Your task
Drop the pictures and give back word for word the lines from the line holding "Generate a Python" to the line holding "color=ORANGE, label='2019', zorder=3)", both included.

(Plotting code records)

+ + + +

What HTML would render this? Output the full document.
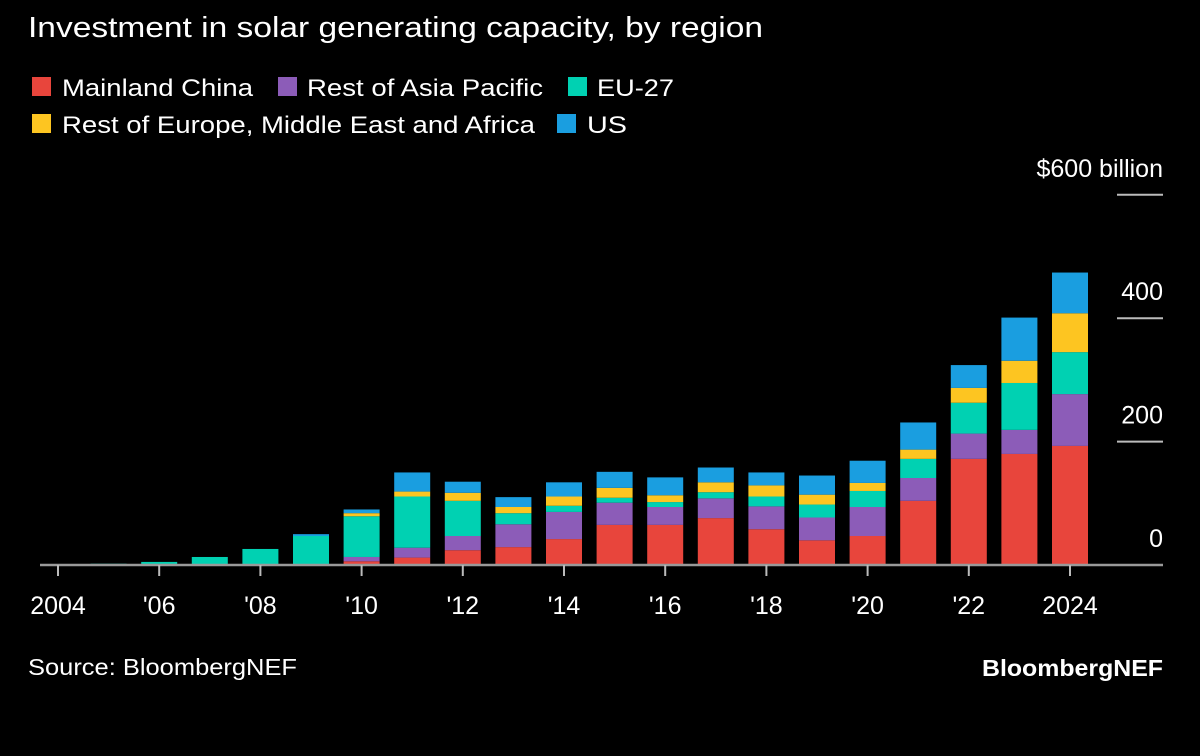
<!DOCTYPE html>
<html><head><meta charset="utf-8"><style>
body{margin:0;background:#000;width:1200px;height:756px;overflow:hidden;font-family:"Liberation Sans",sans-serif;color:#fff}
svg{position:absolute;left:0;top:0}
</style></head><body>
<svg width="1200" height="756" id="c">
<text x="28" y="37" font-size="29" fill="#fff" textLength="735" lengthAdjust="spacingAndGlyphs">Investment in solar generating capacity, by region</text>
<g font-size="24" fill="#fff">
<g><rect x="32" y="77" width="19" height="19" fill="#e8453c"/><text x="62" y="96" textLength="191" lengthAdjust="spacingAndGlyphs">Mainland China</text></g>
<g><rect x="278" y="77" width="19" height="19" fill="#8c5cb8"/><text x="307" y="96" textLength="236" lengthAdjust="spacingAndGlyphs">Rest of Asia Pacific</text></g>
<g><rect x="568" y="77" width="19" height="19" fill="#00d1b2"/><text x="597" y="96" textLength="77" lengthAdjust="spacingAndGlyphs">EU-27</text></g>
<g><rect x="32" y="114" width="19" height="19" fill="#fdc521"/><text x="62" y="133" textLength="473" lengthAdjust="spacingAndGlyphs">Rest of Europe, Middle East and Africa</text></g>
<g><rect x="557" y="114" width="19" height="19" fill="#1a9ee0"/><text x="587" y="133" textLength="40" lengthAdjust="spacingAndGlyphs">US</text></g>
</g>
<g id="plot"></g>
<text x="28" y="675" font-size="23" fill="#fff" textLength="269" lengthAdjust="spacingAndGlyphs">Source: BloombergNEF</text>
<text x="982" y="676" font-size="23" font-weight="bold" fill="#fff" textLength="181" lengthAdjust="spacingAndGlyphs">BloombergNEF</text>
</svg>
<script>
const years=[2004,2005,2006,2007,2008,2009,2010,2011,2012,2013,2014,2015,2016,2017,2018,2019,2020,2021,2022,2023,2024];
const china=[0,0,0,0,0,0,6,12,24,29,42,65,65,76,58,40,47,104,172,180,193];
const restAsia=[0,0,0,0,1,1,7,16,23,37,44,36,29,32,37,37,47,37,41,39,84];
const eu27=[1,2,5,13,25,46,66,83,57,18,10,8,8,10,16,21,26,31,50,76,68];
const restEmea=[0,0,0,0,0,0,5,8,13,10,15,16,11,16,18,16,13,15,24,36,63];
const us=[0,0,0,0,0,3,6,31,18,16,23,26,29,24,21,31,36,44,37,70,66];
const yTicks=[0,200,400,600];
const xTickLabels=["2004","'06","'08","'10","'12","'14","'16","'18","'20","'22","2024"];
const series=[[china,"#e8453c","china"],[restAsia,"#8c5cb8","rest-of-asia-pacific"],[eu27,"#00d1b2","eu27"],[restEmea,"#fdc521","rest-of-emea"],[us,"#1a9ee0","us"]];
const NS="http://www.w3.org/2000/svg";
const g=document.getElementById('plot');
const y0=565,k=0.617;
const yS=v=>y0-v*k;
const xS=yr=>58+(yr-2004)*50.6;
const bw=36;
function mk(t,a){const e=document.createElementNS(NS,t);for(const n in a)e.setAttribute(n,a[n]);g.appendChild(e);return e;}
years.forEach((yr,i)=>{let base=0;series.forEach(s=>{const v=s[0][i];if(v<=0)return;
const r=mk('rect',{x:xS(yr)-bw/2,y:yS(base+v),width:bw,height:v*k,fill:s[1]});


base+=v;});});
const ax=mk('line',{x1:40,x2:1163,y1:y0,y2:y0,stroke:'#999','stroke-width':2.5});


yTicks.forEach((v,i)=>{
if(v>0){const l=mk('line',{x1:1117,x2:1163,y1:yS(v),y2:yS(v),stroke:'#bbb','stroke-width':2});

}
const t=mk('text',{x:1163,y:yS(v)-18,'font-size':25,fill:'#fff','text-anchor':'end'});
t.textContent=v===600?'$600 billion':String(v);

});
xTickLabels.forEach((lab,i)=>{const yr=2004+i*2;
const l=mk('line',{x1:xS(yr),x2:xS(yr),y1:y0,y2:y0+11,stroke:'#bbb','stroke-width':2});


const t=mk('text',{x:xS(yr),y:614,'font-size':25,fill:'#fff','text-anchor':'middle'});
t.textContent=lab;

});
</script>
</body></html>
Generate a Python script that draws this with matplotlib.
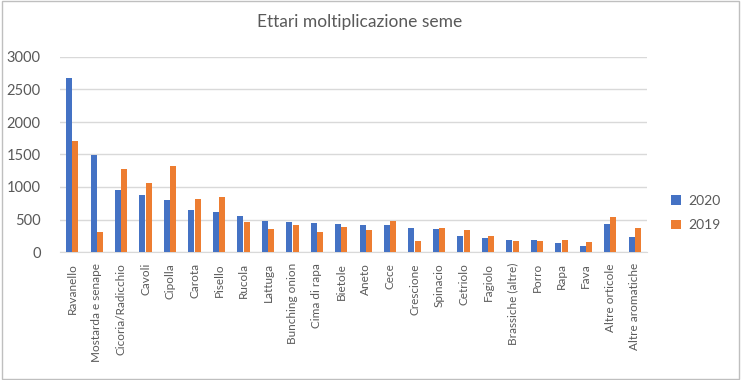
import numpy as np
import matplotlib.pyplot as plt
from matplotlib.patches import Rectangle

plt.rcParams['font.family'] = ['Lato', 'DejaVu Sans']

categories = ['Ravanello', 'Mostarda e senape', 'Cicoria/Radicchio', 'Cavoli', 'Cipolla',
              'Carota', 'Pisello', 'Rucola', 'Lattuga', 'Bunching onion', 'Cima di rapa',
              'Bietole', 'Aneto', 'Cece', 'Crescione', 'Spinacio', 'Cetriolo', 'Fagiolo',
              'Brassiche (altre)', 'Porro', 'Rapa', 'Fava', 'Altre orticole', 'Altre aromatiche']
ha_2020 = [2670, 1490, 960, 873, 800, 642, 622, 555, 473, 462, 442, 431, 416, 416,
           370, 349, 247, 221, 185, 185, 144, 98, 431, 231]
ha_2019 = [1705, 313, 1284, 1063, 1320, 812, 848, 467, 349, 416, 313, 380, 334, 473,
           164, 370, 334, 247, 164, 164, 185, 154, 539, 365]

BLUE = '#4472C4'
ORANGE = '#ED7D31'
TXT = '#595959'

fig = plt.figure(figsize=(7.41, 3.80), dpi=100)
ax = fig.add_axes([60/741, 128/380, 587/741, 195/380])

x = np.arange(len(categories))
w = 0.245
ax.bar(x - 0.13, ha_2020, w, color=BLUE, label='2020', zorder=3)
ax.bar(x + 0.13, ha_2019, w, color=ORANGE, label='2019', zorder=3)

ax.set_xlim(-0.5, len(categories) - 0.5)
ax.set_ylim(0, 3000)
ax.set_yticks(range(0, 3001, 500))
ax.grid(axis='y', color='#D9D9D9', linewidth=1, zorder=0)
ax.set_xticks(x)
ax.set_xticklabels(categories, rotation=90, fontsize=8.5, color=TXT)
ax.tick_params(axis='y', labelsize=10.5, labelcolor=TXT, length=0, pad=14)
ax.tick_params(axis='x', length=0, pad=8)
for s in ['top', 'right', 'left']:
    ax.spines[s].set_visible(False)
ax.spines['bottom'].set_color('#D9D9D9')

fig.text(360/741, 1 - 22/380, 'Ettari moltiplicazione seme', ha='center', va='center',
         fontsize=12.5, color=TXT)

ax.legend(loc='center left', bbox_to_anchor=(1.02, 0.2), frameon=False, fontsize=10,
          labelcolor=TXT, handlelength=0.7, handleheight=0.7, handletextpad=0.5,
          labelspacing=0.9)

fig.patches.append(Rectangle((0.003, 0.003), 0.994, 0.994, transform=fig.transFigure,
                             fill=False, edgecolor='#BFBFBF', linewidth=1))

fig.savefig('out.png', dpi=100)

+ + + +

Answer for this exercise
Generate a Python script that draws this with matplotlib.
import numpy as np
import matplotlib.pyplot as plt
from matplotlib.patches import Rectangle

plt.rcParams['font.family'] = ['Lato', 'DejaVu Sans']

categories = ['Ravanello', 'Mostarda e senape', 'Cicoria/Radicchio', 'Cavoli', 'Cipolla',
              'Carota', 'Pisello', 'Rucola', 'Lattuga', 'Bunching onion', 'Cima di rapa',
              'Bietole', 'Aneto', 'Cece', 'Crescione', 'Spinacio', 'Cetriolo', 'Fagiolo',
              'Brassiche (altre)', 'Porro', 'Rapa', 'Fava', 'Altre orticole', 'Altre aromatiche']
ha_2020 = [2670, 1490, 960, 873, 800, 642, 622, 555, 473, 462, 442, 431, 416, 416,
           370, 349, 247, 221, 185, 185, 144, 98, 431, 231]
ha_2019 = [1705, 313, 1284, 1063, 1320, 812, 848, 467, 349, 416, 313, 380, 334, 473,
           164, 370, 334, 247, 164, 164, 185, 154, 539, 365]

BLUE = '#4472C4'
ORANGE = '#ED7D31'
TXT = '#595959'

fig = plt.figure(figsize=(7.41, 3.80), dpi=100)
ax = fig.add_axes([60/741, 128/380, 587/741, 195/380])

x = np.arange(len(categories))
w = 0.245
ax.bar(x - 0.13, ha_2020, w, color=BLUE, label='2020', zorder=3)
ax.bar(x + 0.13, ha_2019, w, color=ORANGE, label='2019', zorder=3)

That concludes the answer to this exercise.